**WORK TO BE COMPLETED:** Where a line holds the word "this", copy that line.

-- START --

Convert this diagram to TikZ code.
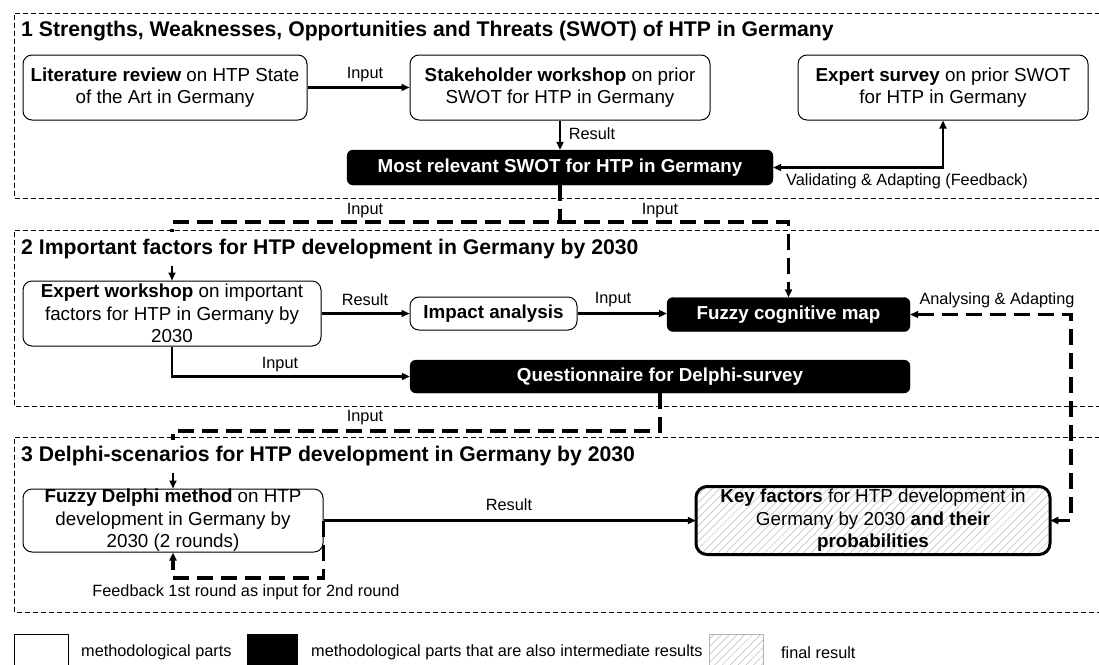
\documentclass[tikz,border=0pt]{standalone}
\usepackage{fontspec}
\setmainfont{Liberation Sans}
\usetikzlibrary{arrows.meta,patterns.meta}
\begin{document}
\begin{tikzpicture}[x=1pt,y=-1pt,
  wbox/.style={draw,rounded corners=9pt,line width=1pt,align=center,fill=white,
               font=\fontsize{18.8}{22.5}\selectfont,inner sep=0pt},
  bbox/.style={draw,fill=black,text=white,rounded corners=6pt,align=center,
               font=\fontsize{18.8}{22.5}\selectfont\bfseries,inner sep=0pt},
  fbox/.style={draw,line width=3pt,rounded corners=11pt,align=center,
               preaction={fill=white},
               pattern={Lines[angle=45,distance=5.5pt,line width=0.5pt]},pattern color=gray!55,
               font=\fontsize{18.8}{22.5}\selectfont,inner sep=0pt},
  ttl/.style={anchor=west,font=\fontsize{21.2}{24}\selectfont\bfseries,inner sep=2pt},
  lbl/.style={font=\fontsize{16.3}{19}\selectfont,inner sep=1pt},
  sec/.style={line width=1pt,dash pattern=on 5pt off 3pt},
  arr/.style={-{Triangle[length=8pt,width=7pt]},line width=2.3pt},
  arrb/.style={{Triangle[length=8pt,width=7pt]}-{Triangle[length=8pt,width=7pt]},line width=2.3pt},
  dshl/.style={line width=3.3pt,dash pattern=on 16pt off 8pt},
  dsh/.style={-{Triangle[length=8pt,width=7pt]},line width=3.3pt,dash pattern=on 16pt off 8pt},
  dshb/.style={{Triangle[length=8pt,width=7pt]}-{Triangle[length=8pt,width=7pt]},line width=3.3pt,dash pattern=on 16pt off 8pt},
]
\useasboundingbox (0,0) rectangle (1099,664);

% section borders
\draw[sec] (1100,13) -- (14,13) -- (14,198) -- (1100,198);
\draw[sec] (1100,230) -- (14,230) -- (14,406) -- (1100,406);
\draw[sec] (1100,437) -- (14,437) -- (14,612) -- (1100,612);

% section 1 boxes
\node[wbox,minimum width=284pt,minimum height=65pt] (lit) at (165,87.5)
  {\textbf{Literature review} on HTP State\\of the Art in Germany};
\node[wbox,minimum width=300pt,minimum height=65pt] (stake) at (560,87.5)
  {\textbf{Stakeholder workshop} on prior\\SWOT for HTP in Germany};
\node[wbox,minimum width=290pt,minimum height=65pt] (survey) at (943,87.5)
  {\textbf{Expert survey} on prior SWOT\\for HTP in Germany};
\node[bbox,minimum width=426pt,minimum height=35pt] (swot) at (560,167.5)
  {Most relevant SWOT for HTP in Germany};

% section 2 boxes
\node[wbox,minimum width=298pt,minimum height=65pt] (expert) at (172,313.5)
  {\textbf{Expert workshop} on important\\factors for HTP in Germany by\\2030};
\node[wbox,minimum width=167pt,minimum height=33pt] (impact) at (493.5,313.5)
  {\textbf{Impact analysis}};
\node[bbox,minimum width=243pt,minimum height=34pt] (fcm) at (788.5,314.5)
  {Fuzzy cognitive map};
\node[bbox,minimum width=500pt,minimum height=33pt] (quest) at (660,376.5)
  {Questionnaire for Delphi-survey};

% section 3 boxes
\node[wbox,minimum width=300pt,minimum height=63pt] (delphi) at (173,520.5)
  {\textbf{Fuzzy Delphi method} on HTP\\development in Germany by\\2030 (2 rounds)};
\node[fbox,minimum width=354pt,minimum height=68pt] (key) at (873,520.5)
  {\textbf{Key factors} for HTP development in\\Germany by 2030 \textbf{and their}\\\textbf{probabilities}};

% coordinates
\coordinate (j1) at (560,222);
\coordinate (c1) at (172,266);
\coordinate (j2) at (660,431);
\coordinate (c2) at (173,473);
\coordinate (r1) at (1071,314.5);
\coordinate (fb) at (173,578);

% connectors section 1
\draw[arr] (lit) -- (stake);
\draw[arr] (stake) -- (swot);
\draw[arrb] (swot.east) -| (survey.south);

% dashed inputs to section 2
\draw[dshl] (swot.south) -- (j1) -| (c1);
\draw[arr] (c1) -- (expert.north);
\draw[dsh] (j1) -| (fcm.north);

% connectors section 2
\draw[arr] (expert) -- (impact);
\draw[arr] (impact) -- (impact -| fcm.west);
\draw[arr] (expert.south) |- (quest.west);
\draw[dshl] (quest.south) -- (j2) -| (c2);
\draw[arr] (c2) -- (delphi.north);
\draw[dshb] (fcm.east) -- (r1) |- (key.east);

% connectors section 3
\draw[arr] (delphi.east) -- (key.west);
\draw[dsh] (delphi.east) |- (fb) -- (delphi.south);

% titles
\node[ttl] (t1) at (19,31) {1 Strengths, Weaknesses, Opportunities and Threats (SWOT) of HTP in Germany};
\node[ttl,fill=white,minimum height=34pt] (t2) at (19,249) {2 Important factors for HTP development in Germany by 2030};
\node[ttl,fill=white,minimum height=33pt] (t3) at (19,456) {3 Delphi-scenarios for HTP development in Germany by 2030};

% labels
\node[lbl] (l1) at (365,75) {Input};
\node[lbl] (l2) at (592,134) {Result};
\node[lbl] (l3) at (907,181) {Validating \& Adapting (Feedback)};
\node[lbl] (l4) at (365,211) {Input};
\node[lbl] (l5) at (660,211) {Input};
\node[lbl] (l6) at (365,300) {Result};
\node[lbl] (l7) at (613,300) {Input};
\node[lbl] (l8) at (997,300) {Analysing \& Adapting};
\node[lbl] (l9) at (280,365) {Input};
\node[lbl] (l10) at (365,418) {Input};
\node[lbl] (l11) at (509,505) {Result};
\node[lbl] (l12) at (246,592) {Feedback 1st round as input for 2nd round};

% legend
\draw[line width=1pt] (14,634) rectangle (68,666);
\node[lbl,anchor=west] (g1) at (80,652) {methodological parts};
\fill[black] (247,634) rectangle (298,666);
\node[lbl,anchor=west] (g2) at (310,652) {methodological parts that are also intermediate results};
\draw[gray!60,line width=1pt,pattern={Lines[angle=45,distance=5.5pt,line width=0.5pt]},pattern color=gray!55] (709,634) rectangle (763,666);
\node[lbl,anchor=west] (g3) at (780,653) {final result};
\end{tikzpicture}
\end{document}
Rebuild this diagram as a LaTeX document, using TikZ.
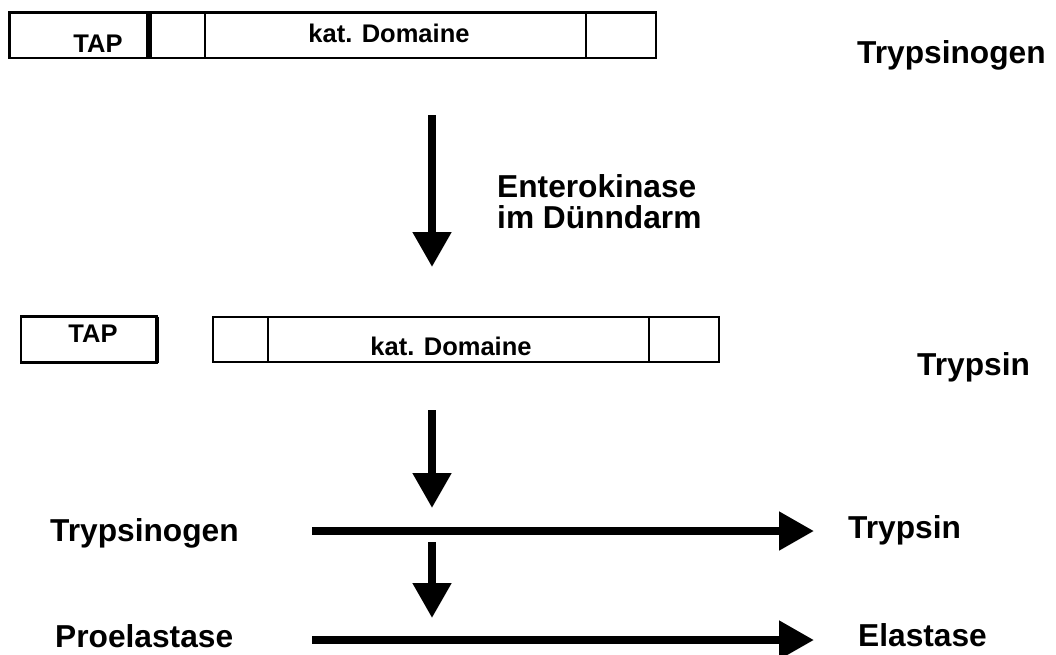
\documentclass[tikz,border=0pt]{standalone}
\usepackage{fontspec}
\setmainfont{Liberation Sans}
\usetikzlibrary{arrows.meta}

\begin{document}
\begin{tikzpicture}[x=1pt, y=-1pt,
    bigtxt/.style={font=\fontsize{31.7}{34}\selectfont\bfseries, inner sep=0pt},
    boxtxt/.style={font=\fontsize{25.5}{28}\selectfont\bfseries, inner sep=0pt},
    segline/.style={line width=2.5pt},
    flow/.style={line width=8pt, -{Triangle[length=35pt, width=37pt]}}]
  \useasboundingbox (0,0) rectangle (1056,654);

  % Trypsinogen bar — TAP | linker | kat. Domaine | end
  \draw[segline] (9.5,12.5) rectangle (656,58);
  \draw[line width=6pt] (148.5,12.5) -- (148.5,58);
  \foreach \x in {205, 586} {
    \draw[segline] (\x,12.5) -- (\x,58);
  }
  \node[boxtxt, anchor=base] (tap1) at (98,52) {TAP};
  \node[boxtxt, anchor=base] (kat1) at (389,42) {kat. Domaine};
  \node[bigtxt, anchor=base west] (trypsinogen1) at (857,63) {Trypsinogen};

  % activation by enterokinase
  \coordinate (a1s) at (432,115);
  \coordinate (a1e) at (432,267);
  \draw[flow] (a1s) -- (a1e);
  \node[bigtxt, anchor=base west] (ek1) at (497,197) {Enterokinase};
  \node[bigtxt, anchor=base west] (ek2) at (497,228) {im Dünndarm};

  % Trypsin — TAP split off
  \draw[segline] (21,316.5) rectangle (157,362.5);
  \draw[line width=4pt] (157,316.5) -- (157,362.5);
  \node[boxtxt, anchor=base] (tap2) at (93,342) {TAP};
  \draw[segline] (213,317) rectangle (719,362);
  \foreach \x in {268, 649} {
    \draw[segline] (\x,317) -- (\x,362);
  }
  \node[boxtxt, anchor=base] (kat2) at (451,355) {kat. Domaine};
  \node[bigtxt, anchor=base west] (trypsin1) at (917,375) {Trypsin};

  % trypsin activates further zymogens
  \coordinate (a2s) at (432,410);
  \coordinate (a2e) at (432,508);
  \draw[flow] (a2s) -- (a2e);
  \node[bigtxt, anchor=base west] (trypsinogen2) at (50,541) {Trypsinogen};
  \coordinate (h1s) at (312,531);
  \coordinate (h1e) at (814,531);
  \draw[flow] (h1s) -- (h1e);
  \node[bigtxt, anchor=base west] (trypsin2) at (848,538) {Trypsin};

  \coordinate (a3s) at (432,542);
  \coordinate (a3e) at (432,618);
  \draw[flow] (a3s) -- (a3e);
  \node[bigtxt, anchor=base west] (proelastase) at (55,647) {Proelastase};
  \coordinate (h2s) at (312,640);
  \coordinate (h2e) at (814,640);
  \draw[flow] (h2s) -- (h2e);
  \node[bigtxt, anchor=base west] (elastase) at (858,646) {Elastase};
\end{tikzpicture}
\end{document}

-- END --

**EXERCISE RESPONSE:**
Convert this diagram to TikZ code.
Rebuild this diagram as a LaTeX document, using TikZ.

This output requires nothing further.